==== Working data
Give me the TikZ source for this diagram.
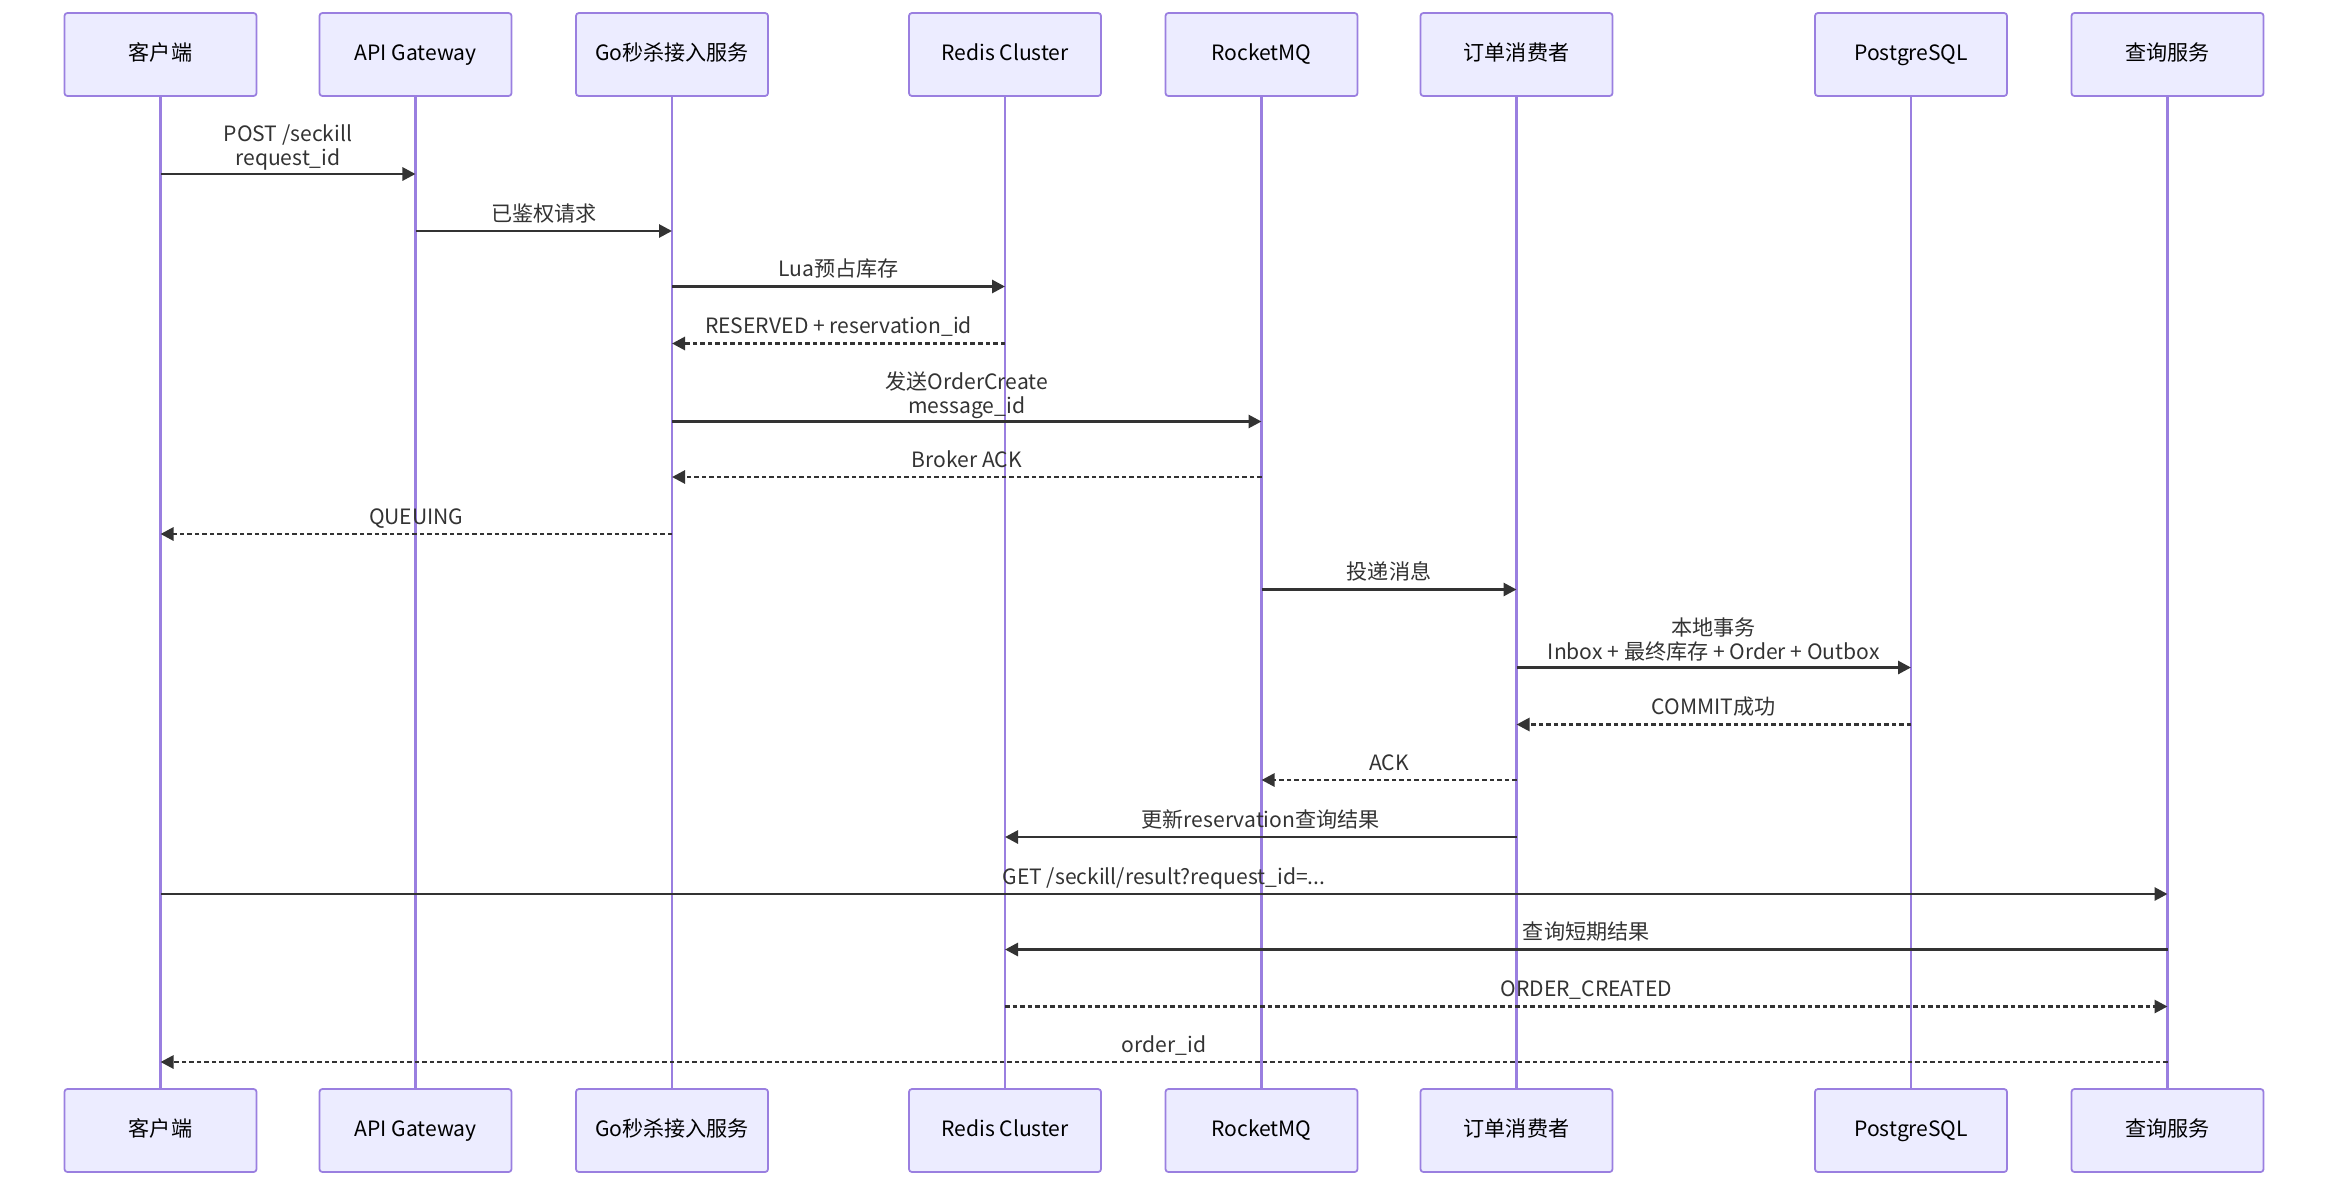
\documentclass[tikz,border=0pt]{standalone}
\usepackage{fontspec}
\setmainfont{Noto Sans CJK SC}
\usetikzlibrary{arrows.meta}
\definecolor{actorfill}{HTML}{ECECFF}
\definecolor{actorline}{HTML}{9A7FE0}
\definecolor{msgcol}{HTML}{333333}
\tikzset{
  actor/.style={draw=actorline,fill=actorfill,line width=0.5pt,rounded corners=0.03cm,minimum width=1.92cm,minimum height=0.83cm,inner sep=0pt,text height=0.16cm,text depth=0.05cm},
  lifeline/.style={draw=actorline,line width=0.7pt},
  msg/.style={draw=msgcol,line width=0.8pt,-{Triangle[length=0.13cm,width=0.13cm]}},
  reply/.style={msg,dash pattern=on 0.045cm off 0.03cm},
  lbl/.style={midway,above=0.085cm,inner sep=0pt,text depth=0pt,align=center,text=msgcol},
  lbltwo/.style={lbl,yshift=-0.015cm}
}
\begin{document}
\begin{tikzpicture}[x=0.01cm,y=-0.01cm,font=\fontsize{6pt}{6.83pt}\selectfont]
\useasboundingbox (0,0) rectangle (2352,1200);
% participants, top row
\node[actor] (cl) at (160.5,54.5) {客户端};
\node[actor] (gw) at (415.5,54.5) {API Gateway};
\node[actor] (go) at (672,54.5) {Go秒杀接入服务};
\node[actor] (rd) at (1005,54.5) {Redis Cluster};
\node[actor] (mq) at (1261.5,54.5) {RocketMQ};
\node[actor] (oc) at (1516.5,54.5) {订单消费者};
\node[actor] (pg) at (1911,54.5) {PostgreSQL};
\node[actor] (qs) at (2167.5,54.5) {查询服务};
% participants, bottom row
\node[actor] (clb) at (160.5,1130.5) {客户端};
\node[actor] (gwb) at (415.5,1130.5) {API Gateway};
\node[actor] (gob) at (672,1130.5) {Go秒杀接入服务};
\node[actor] (rdb) at (1005,1130.5) {Redis Cluster};
\node[actor] (mqb) at (1261.5,1130.5) {RocketMQ};
\node[actor] (ocb) at (1516.5,1130.5) {订单消费者};
\node[actor] (pgb) at (1911,1130.5) {PostgreSQL};
\node[actor] (qsb) at (2167.5,1130.5) {查询服务};
% lifelines
\draw[lifeline] (cl.south) -- (clb.north);
\draw[lifeline] (gw.south) -- (gwb.north);
\draw[lifeline] (go.south) -- (gob.north);
\draw[lifeline] (rd.south) -- (rdb.north);
\draw[lifeline] (mq.south) -- (mqb.north);
\draw[lifeline] (oc.south) -- (ocb.north);
\draw[lifeline] (pg.south) -- (pgb.north);
\draw[lifeline] (qs.south) -- (qsb.north);
% messages
\draw[msg] (cl |- 0,174) -- node[lbltwo]{POST /seckill\\request\_id} (gw |- 0,174);
\draw[msg] (gw |- 0,231) -- node[lbl]{已鉴权请求} (go |- 0,231);
\draw[msg] (go |- 0,286.5) -- node[lbl]{Lua预占库存} (rd |- 0,286.5);
\draw[reply] (rd |- 0,343.5) -- node[lbl]{RESERVED + reservation\_id} (go |- 0,343.5);
\draw[msg] (go |- 0,421.5) -- node[lbltwo]{发送OrderCreate\\message\_id} (mq |- 0,421.5);
\draw[reply] (mq |- 0,477) -- node[lbl]{Broker ACK} (go |- 0,477);
\draw[reply] (go |- 0,534) -- node[lbl]{QUEUING} (cl |- 0,534);
\draw[msg] (mq |- 0,589.5) -- node[lbl]{投递消息} (oc |- 0,589.5);
\draw[msg] (oc |- 0,667.5) -- node[lbltwo]{本地事务\\Inbox + 最终库存 + Order + Outbox} (pg |- 0,667.5);
\draw[reply] (pg |- 0,724.5) -- node[lbl]{COMMIT成功} (oc |- 0,724.5);
\draw[reply] (oc |- 0,780) -- node[lbl]{ACK} (mq |- 0,780);
\draw[msg] (oc |- 0,837) -- node[lbl]{更新reservation查询结果} (rd |- 0,837);
\draw[msg] (cl |- 0,894) -- node[lbl]{GET /seckill/result?request\_id=...} (qs |- 0,894);
\draw[msg] (qs |- 0,949.5) -- node[lbl]{查询短期结果} (rd |- 0,949.5);
\draw[reply] (rd |- 0,1006.5) -- node[lbl]{ORDER\_CREATED} (qs |- 0,1006.5);
\draw[reply] (qs |- 0,1062) -- node[lbl]{order\_id} (cl |- 0,1062);
\end{tikzpicture}
\end{document}
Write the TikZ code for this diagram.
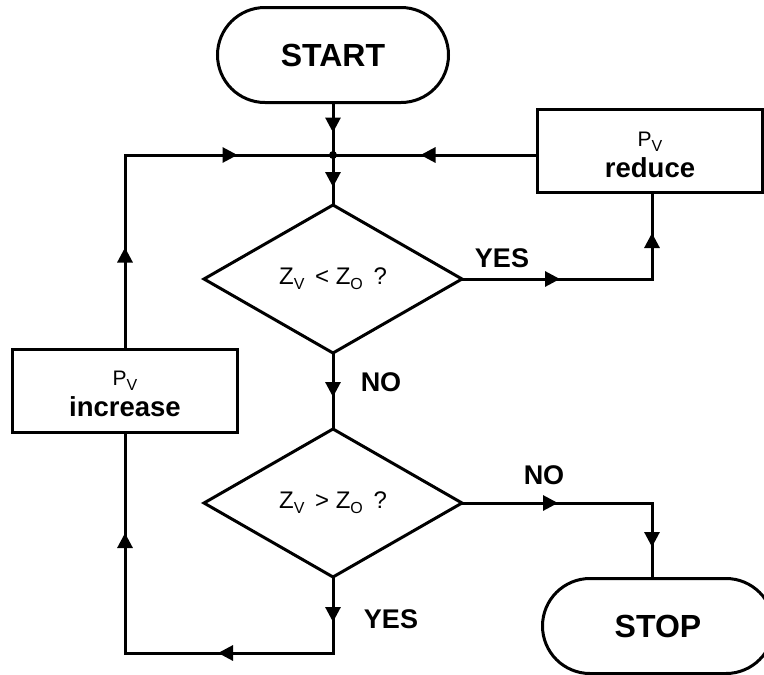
\documentclass[tikz,border=0pt]{standalone}
\usepackage{fontspec}
\setmainfont{Liberation Sans}
\usetikzlibrary{shapes.geometric,shapes.misc,arrows.meta,decorations.markings}
\newcommand{\subv}[3]{#1\raisebox{-5pt}{\fontsize{#3}{#3}\selectfont #2}}
\newcommand{\atip}{\arrow{Triangle[length=15pt,width=15pt]}}
\begin{document}
\begin{tikzpicture}[x=1pt,y=-1pt,
  every node/.style={inner sep=0pt, outer sep=0pt},
  conn/.style={line width=3pt, line join=miter},
  term/.style={draw, line width=3pt, rounded rectangle, minimum width=231pt, minimum height=95pt, font=\fontsize{32}{32}\selectfont\bfseries},
  decis/.style={draw, line width=3pt, diamond, minimum width=258pt, minimum height=148pt, font=\fontsize{24}{24}\selectfont},
  proc/.style={draw, line width=3pt, rectangle, minimum width=225pt, minimum height=83pt, align=center, font=\fontsize{27.5}{31}\selectfont},
  lab/.style={font=\fontsize{27}{27}\selectfont\bfseries},
  am/.style={postaction={decorate, decoration={markings, mark=at position #1 with {\atip}}}}
]
\useasboundingbox (0,0) rectangle (764,675);
\coordinate (J) at (333,155);
\coordinate (cl) at (125,155);
\coordinate (c1) at (652,279);
\coordinate (c2) at (652,503);
\coordinate (c3) at (333,653);
\coordinate (c4) at (125,653);

\node[term] (start) at (333,55) {START};
\node[decis] (d1) at (333,279) {\subv{Z}{V}{16}\, < \subv{Z}{O}{16}\, ?};
\node[decis] (d2) at (333,503) {\subv{Z}{V}{16}\, > \subv{Z}{O}{16}\, ?};
\node[proc] (red) at (650,151) {{\rule{0pt}{23pt}\fontsize{21}{21}\selectfont\subv{P}{V}{16}}\\{\bfseries reduce}};
\node[proc] (inc) at (125,391) {{\rule{0pt}{21pt}\fontsize{21}{21}\selectfont\subv{P}{V}{16}}\\{\bfseries increase}};
\node[term] (stop) at (658,626) {STOP};

\draw[conn, am=30pt] (start.south) -- (J);
\draw[conn, am=32pt] (J) -- (d1.north);
\draw[conn, am=102pt, am=307pt] (inc.north) -- (cl) -- (J);
\draw[conn, am=117pt] (red.west |- J) -- (J);
\draw[conn, am=98pt, am=236pt] (d1.east) -- (c1) -- (c1 |- red.south);
\draw[conn, am=44pt] (d1.south) -- (d2.north);
\draw[conn, am=96pt, am=234pt] (d2.east) -- (c2) -- (c2 |- stop.north);
\draw[conn, am=45pt, am=191pt, am=404pt] (d2.south) -- (c3) -- (c4) -- (inc.south);
\fill (J) circle (4);

\node[lab] (yes1) at (502,258) {YES};
\node[lab] (no1) at (381,382) {NO};
\node[lab] (no2) at (544,475) {NO};
\node[lab] (yes2) at (391,619) {YES};
\end{tikzpicture}
\end{document}
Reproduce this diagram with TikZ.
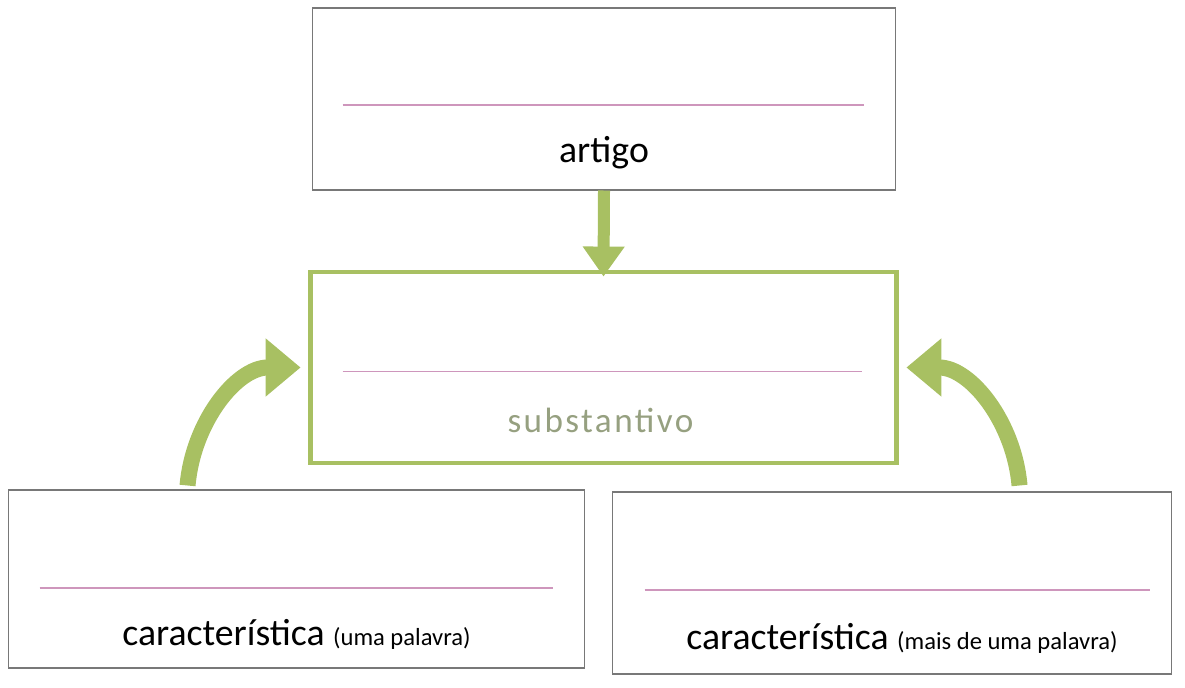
\documentclass[tikz,border=0pt]{standalone}
\usepackage{fontspec}
\setmainfont{Carlito}
\usepackage{tikz}
\usetikzlibrary{calc}
\usetikzlibrary{arrows.meta,positioning}

\definecolor{leaf}{RGB}{168,192,98}
\definecolor{rule}{RGB}{206,150,188}
\definecolor{frame}{RGB}{120,120,120}
\definecolor{pale}{RGB}{150,160,128}

\begin{document}
\begin{tikzpicture}[x=0.02cm,y=-0.02cm,semithick,
                    font=\fontsize{21.5}{24}\selectfont]
  \tikzstyle{card}=[draw=frame,line width=0.6pt,fill=white,inner sep=0pt]
  \tikzstyle{answer}=[draw=rule,line width=0.6pt]
  \tikzstyle{down}=[draw=leaf,line width=0.24cm,-{Triangle[width=0.8cm,length=0.6cm]}]
  \tikzstyle{curl}=[draw=leaf,line width=0.32cm,-{Triangle[width=1.12cm,length=0.7cm]}]

  \useasboundingbox (0,0) rectangle (1185,688);

  \node[card, minimum width=11.68cm, minimum height=3.64cm]  (A) at (604,99)    {};
  \node[card, draw=leaf, line width=2.8pt,
        minimum width=11.74cm, minimum height=3.82cm]        (B) at (603.5,367.5) {};
  \node[card, minimum width=11.54cm, minimum height=3.56cm]  (C) at (296.5,579) {};
  \node[card, minimum width=11.2cm, minimum height=3.64cm]   (D) at (892,583)   {};

  % write-in lines
  \draw[answer] ($(A.west)+(31,6)$)  -- ($(A.east)+(-32,6)$);
  \draw[answer] ($(B.west)+(35,4)$)  -- ($(B.east)+(-37,4)$);
  \draw[answer] ($(C.west)+(32,9)$)  -- ($(C.east)+(-32,9)$);
  \draw[answer] ($(D.west)+(33,7)$)  -- ($(D.east)+(-22,7)$);

  \node[anchor=base] (a) at ($(A.south)+(0,-28)$) {artigo};
  \node[anchor=base, text=pale,
        font=\fontsize{20}{24}\selectfont\addfontfeature{LetterSpace=7}]
        (b) at ($(B.south)+(-3,-33)$) {substantivo};
  \node[anchor=base] (c) at ($(C.south)+(0,-23)$)
        {característica {\fontsize{14}{16}\selectfont(uma palavra)}};
  \node[anchor=base] (d) at ($(D.south)+(10,-25)$)
        {característica {\fontsize{14}{16}\selectfont(mais de uma palavra)}};

  \coordinate (l) at ($(C.north west)+(180,-4)$);
  \coordinate (r) at ($(D.north west)+(408,-6)$);

  \path[down] (A.south) -- ([yshift=-0.14cm]B.north);
  \path[curl] (l) to[out=85,in=180] ([xshift=-0.14cm]B.west);
  \path[curl] (r) to[out=95,in=0]   ([xshift=0.14cm]B.east);

\end{tikzpicture}
\end{document}
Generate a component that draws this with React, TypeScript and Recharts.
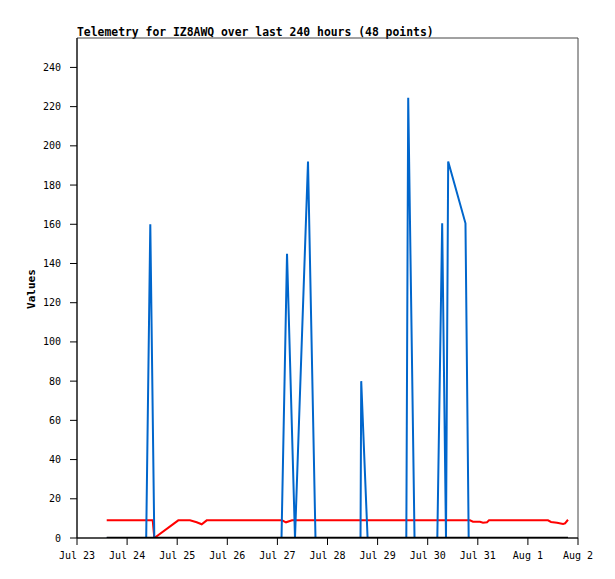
import React from "react";
import { LineChart, Line, XAxis, YAxis, ReferenceArea } from "recharts";

// time is in days of July (Aug 1 = 32)
const dayTicks = [23, 24, 25, 26, 27, 28, 29, 30, 31, 32, 33];
const valueTicks = [0, 20, 40, 60, 80, 100, 120, 140, 160, 180, 200, 220, 240];

const redTimes = [
  23.593, 24.511, 24.543, 25.022, 25.255, 25.389, 25.489, 25.589, 27.092, 27.172, 27.291, 30.844,
  30.904, 31.044, 31.104, 31.184, 31.224, 32.401, 32.461, 32.581, 32.701, 32.741, 32.8,
];
const redValues = [9, 9, 0, 9, 9, 8, 7, 9, 9, 8, 9, 9, 8.3, 8.3, 7.8, 8, 9, 9, 8.2, 7.8, 7.1, 7.5, 9.3];

const blueTimes = [
  23.593, 24.381, 24.463, 24.543, 27.082, 27.192, 27.351, 27.611, 27.76, 28.659, 28.673, 28.8,
  29.573, 29.611, 29.737, 30.192, 30.289, 30.365, 30.409, 30.754, 30.818, 32.8,
];
const blueValues = [0, 0, 160, 0, 0, 145, 0, 192, 0, 0, 80, 0, 0, 224.5, 0, 0, 160.5, 0, 192, 160.5, 0, 0];

const blackTimes = [23.593, 32.8];
const blackValues = [0, 0];

const toPoints = (times: number[], values: number[]) => times.map((t, i) => ({ t, v: values[i] }));

const redData = toPoints(redTimes, redValues);
const blueData = toPoints(blueTimes, blueValues);
const blackData = toPoints(blackTimes, blackValues);

const mono = "'DejaVu Sans Mono', monospace";

const dayLabel = (t: number) => (t < 32 ? `Jul ${t}` : `Aug ${t - 31}`);

export default function App() {
  return (
    <div style={{ position: "absolute", left: 0, top: 0, width: 615, height: 579, background: "#fff" }}>
      <div
        style={{
          position: "absolute",
          left: 77,
          top: 25,
          fontFamily: mono,
          fontWeight: "bold",
          fontSize: 11.4,
          lineHeight: "14px",
          color: "#000",
          whiteSpace: "nowrap",
        }}
      >
        Telemetry for IZ8AWQ over last 240 hours (48 points)
      </div>
      <LineChart width={615} height={579} margin={{ top: 38, right: 37, bottom: 11, left: 17 }}>
        <ReferenceArea x1={23} x2={33} y1={0} y2={255} fill="none" stroke="#444" strokeWidth={1} ifOverflow="visible" />
        <XAxis
          type="number"
          dataKey="t"
          domain={[23, 33]}
          ticks={dayTicks}
          tickFormatter={dayLabel}
          allowDataOverflow
          height={30}
          stroke="#000"
          tickSize={7}
          tickMargin={7}
          tick={{ fill: "#000", fontSize: 10, fontFamily: mono }}
        />
        <YAxis
          type="number"
          dataKey="v"
          domain={[0, 255]}
          ticks={valueTicks}
          allowDataOverflow
          width={60}
          stroke="#000"
          tickSize={7}
          tickMargin={9}
          tick={{ fill: "#000", fontSize: 10, fontFamily: mono }}
          label={{
            content: () => (
              <text
                x={35}
                y={289}
                transform="rotate(-90 35 289)"
                textAnchor="middle"
                fontFamily={mono}
                fontWeight="bold"
                fontSize={11}
                fill="#000"
              >
                Values
              </text>
            ),
          }}
        />
        <Line data={redData} dataKey="v" type="linear" stroke="#ff0000" strokeWidth={2} dot={false} isAnimationActive={false} />
        <Line data={blueData} dataKey="v" type="linear" stroke="#0066cc" strokeWidth={2} dot={false} isAnimationActive={false} />
        <Line data={blackData} dataKey="v" type="linear" stroke="#000" strokeWidth={2.5} dot={false} isAnimationActive={false} />
      </LineChart>
    </div>
  );
}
========
Your goal: Copy out only the lines from the one containing "Reproduce this diagram with TikZ." through the one containing "(0,0) rectangle (1185,688);", exactly, with both ends. Any picture is left out.

Solution to this task:
Reproduce this diagram with TikZ.
\documentclass[tikz,border=0pt]{standalone}
\usepackage{fontspec}
\setmainfont{Carlito}
\usepackage{tikz}
\usetikzlibrary{calc}
\usetikzlibrary{arrows.meta,positioning}

\definecolor{leaf}{RGB}{168,192,98}
\definecolor{rule}{RGB}{206,150,188}
\definecolor{frame}{RGB}{120,120,120}
\definecolor{pale}{RGB}{150,160,128}

\begin{document}
\begin{tikzpicture}[x=0.02cm,y=-0.02cm,semithick,
                    font=\fontsize{21.5}{24}\selectfont]
  \tikzstyle{card}=[draw=frame,line width=0.6pt,fill=white,inner sep=0pt]
  \tikzstyle{answer}=[draw=rule,line width=0.6pt]
  \tikzstyle{down}=[draw=leaf,line width=0.24cm,-{Triangle[width=0.8cm,length=0.6cm]}]
  \tikzstyle{curl}=[draw=leaf,line width=0.32cm,-{Triangle[width=1.12cm,length=0.7cm]}]

  \useasboundingbox (0,0) rectangle (1185,688);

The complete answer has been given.